If I have a setup where a N MOSFET drives a heavy inductive load (say, 25A peak), can I use the MOSFET's internal resistance to measure said current the same way I would use a shunt resistor?
The value of the equivalent series resistance when the MOSFET is active (i.e. Rds-on) is usually very low and easy to find in the MOSFET's datasheet. I know it is not ideal, and will strongly depend on the FET's temperature a well as the current (so I have a loop there). Still, is there any serious impediment to this approach?
The reason I want to do this is because I have a system where I need to minimize component count as well as avoid any extra losses (i.e. shunts) when driving the inductive load, but can compute some corrections/linearization on a temperature-sensing micro-controller if needed.
I am almost 100% I saw a LiPo battery manager that appeared to do something similar, but I am unable to find it. As I recall, this IC estimated the charging current using something similar to what I just described. But maybe I am just mistaken.
Best Answer
No. This seems to be your main misconception.
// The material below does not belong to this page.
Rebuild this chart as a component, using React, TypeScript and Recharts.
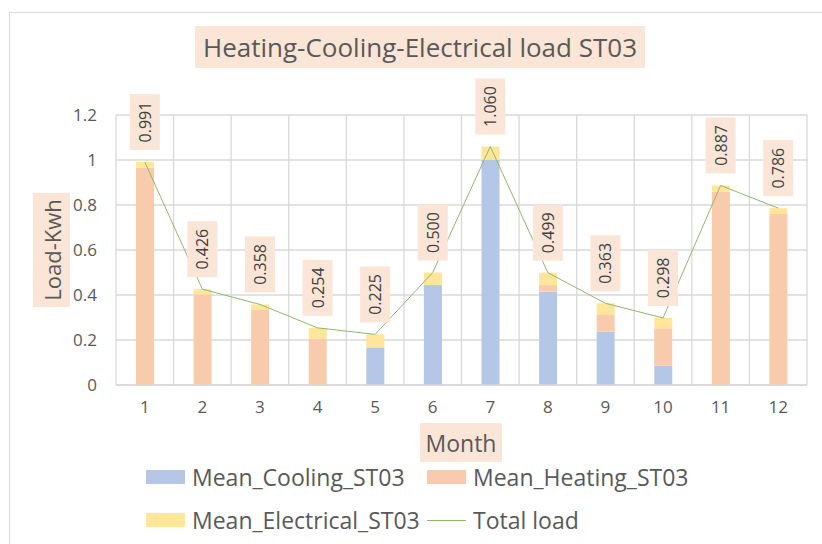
import React from 'react';
import { ComposedChart, Bar, Line, XAxis, YAxis, CartesianGrid, LabelList, Legend } from 'recharts';

const months = ['1', '2', '3', '4', '5', '6', '7', '8', '9', '10', '11', '12'];
const cooling = [0, 0, 0, 0, 0.167, 0.444, 1.0, 0.415, 0.237, 0.086, 0, 0];
const heating = [0.966, 0.403, 0.333, 0.207, 0, 0, 0, 0.029, 0.077, 0.166, 0.859, 0.76];
const electrical = [0.025, 0.023, 0.025, 0.047, 0.058, 0.056, 0.06, 0.055, 0.049, 0.046, 0.028, 0.026];
const totalLoad = [0.991, 0.426, 0.358, 0.254, 0.225, 0.5, 1.06, 0.499, 0.363, 0.298, 0.887, 0.786];
const yTicks = [0, 0.2, 0.4, 0.6, 0.8, 1, 1.2];

const data = months.map((m, i) => ({
  month: m,
  cooling: cooling[i],
  heating: heating[i],
  electrical: electrical[i],
  total: totalLoad[i],
}));

const FONT = '"Open Sans", sans-serif';
const TEXT = '#595959';
const BOX = '#fbe5d6';
const C_COOL = '#b4c7e7';
const C_HEAT = '#f8cbad';
const C_ELEC = '#ffe699';
const C_LINE = '#8fb870';

const ValueLabel = (props: any) => {
  const { x, y, value } = props;
  const w = 30;
  const h = 56;
  const bottom = y - 12;
  const cy = bottom - h / 2;
  return (
    <g>
      <rect x={x - w / 2} y={bottom - h} width={w} height={h} fill={BOX} />
      <text
        x={x}
        y={cy}
        transform={`rotate(-90 ${x} ${cy})`}
        textAnchor="middle"
        dominantBaseline="central"
        fontSize={16}
        fontFamily={FONT}
        fill="#404040"
      >
        {Number(value).toFixed(3)}
      </text>
    </g>
  );
};

const LegendContent = () => {
  const items = [
    { name: 'Mean_Cooling_ST03', color: C_COOL, type: 'rect' },
    { name: 'Mean_Heating_ST03', color: C_HEAT, type: 'rect' },
    { name: 'Mean_Electrical_ST03', color: C_ELEC, type: 'rect' },
    { name: 'Total load', color: C_LINE, type: 'line' },
  ];
  const cols = [146, 427];
  const rows = [477, 520];
  return (
    <div style={{ position: 'relative', width: 822, height: 0, overflow: 'visible' }}>
      {items.map((it, i) => {
        const left = cols[i % 2];
        const cy = rows[Math.floor(i / 2)];
        return (
          <div key={it.name} style={{ position: 'absolute', left, top: cy - 16, height: 32, display: 'flex', alignItems: 'center', whiteSpace: 'nowrap' }}>
            {it.type === 'rect' ? (
              <div style={{ width: 39, height: 14, background: it.color }} />
            ) : (
              <div style={{ width: 39, height: 14, display: 'flex', alignItems: 'center' }}>
                <div style={{ width: 39, height: 1, background: it.color }} />
              </div>
            )}
            <span style={{ marginLeft: 7, fontSize: 23, fontFamily: FONT, color: TEXT }}>{it.name}</span>
          </div>
        );
      })}
    </div>
  );
};

export default function App() {
  const left = 116;
  const right = 15;
  const top = 115;
  const bottom = 129;
  return (
    <div style={{ position: 'absolute', left: 0, top: 0, width: 822, height: 544, overflow: 'hidden', background: '#fff' }}>
      <div style={{ position: 'absolute', left: 9, top: 12, width: 900, height: 600, borderTop: '1px solid #d9d9d9', borderLeft: '1px solid #d9d9d9' }} />
      <div style={{ position: 'absolute', left: 195, top: 26, width: 450, height: 42, background: BOX, display: 'flex', alignItems: 'center', justifyContent: 'center', fontFamily: FONT, fontSize: 26, color: TEXT, whiteSpace: 'nowrap' }}>
        Heating-Cooling-Electrical load ST03
      </div>
      <div style={{ position: 'absolute', left: 33, top: 193, width: 37, height: 114, background: BOX }} />
      <div style={{ position: 'absolute', left: 51.5, top: 250, transform: 'translate(-50%, -50%) rotate(-90deg)', fontFamily: FONT, fontSize: 22, color: TEXT, whiteSpace: 'nowrap' }}>
        Load-Kwh
      </div>
      <div style={{ position: 'absolute', left: 420, top: 423, width: 82, height: 39, background: BOX, display: 'flex', alignItems: 'center', justifyContent: 'center', fontFamily: FONT, fontSize: 23, color: TEXT }}>
        Month
      </div>
      <div style={{ position: 'absolute', left: 0, top: 0 }}>
        <ComposedChart width={822} height={544} data={data} margin={{ left: 0, right, top, bottom }}>
          <CartesianGrid
            stroke="#d9d9d9"
            strokeWidth={1.3}
            verticalCoordinatesGenerator={({ offset }: any) =>
              months.map((_, i) => offset.left + (i * offset.width) / months.length).concat([offset.left + offset.width])
            }
          />
          <XAxis
            dataKey="month"
            axisLine={{ stroke: '#d9d9d9', strokeWidth: 1.3 }}
            tickLine={false}
            tickSize={0}
            tickMargin={16}
            tick={{ fontSize: 17, fontFamily: FONT, fill: TEXT }}
            interval={0}
          />
          <YAxis
            width={left}
            domain={[0, 1.2]}
            ticks={yTicks}
            axisLine={false}
            tickLine={false}
            tickSize={0}
            tickMargin={19}
            tick={{ fontSize: 17, fontFamily: FONT, fill: TEXT }}
            tickFormatter={(v: number) => String(Math.round(v * 10) / 10)}
          />
          <Bar dataKey="cooling" stackId="a" fill={C_COOL} barSize={18} isAnimationActive={false} name="Mean_Cooling_ST03" />
          <Bar dataKey="heating" stackId="a" fill={C_HEAT} barSize={18} isAnimationActive={false} name="Mean_Heating_ST03" />
          <Bar dataKey="electrical" stackId="a" fill={C_ELEC} barSize={18} isAnimationActive={false} name="Mean_Electrical_ST03" />
          <Line dataKey="total" stroke={C_LINE} strokeWidth={1} dot={false} isAnimationActive={false} name="Total load">
            <LabelList dataKey="total" content={ValueLabel} />
          </Line>
          <Legend content={LegendContent} height={0} wrapperStyle={{ position: 'absolute', left: 0, top: 0, width: 822, height: 0 }} />
        </ComposedChart>
      </div>
    </div>
  );
}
The datasheet tells you the guaranteed maximum, but not what it will actually be in any one device. Sometimes datasheets show typical specs, which are usually significantly less than the maximum. And of course any one device might be lower than typical too, but you don't know how much.
Then as others have said, RDSON has a strong dependence on temperature.
With calibration to the particular device, and maybe some correction for measured or assumed temperature, you might be able to detect very basic current thresholds, like "too high, shut down now". But anything you'd call a "current measurement" isn't really going to work.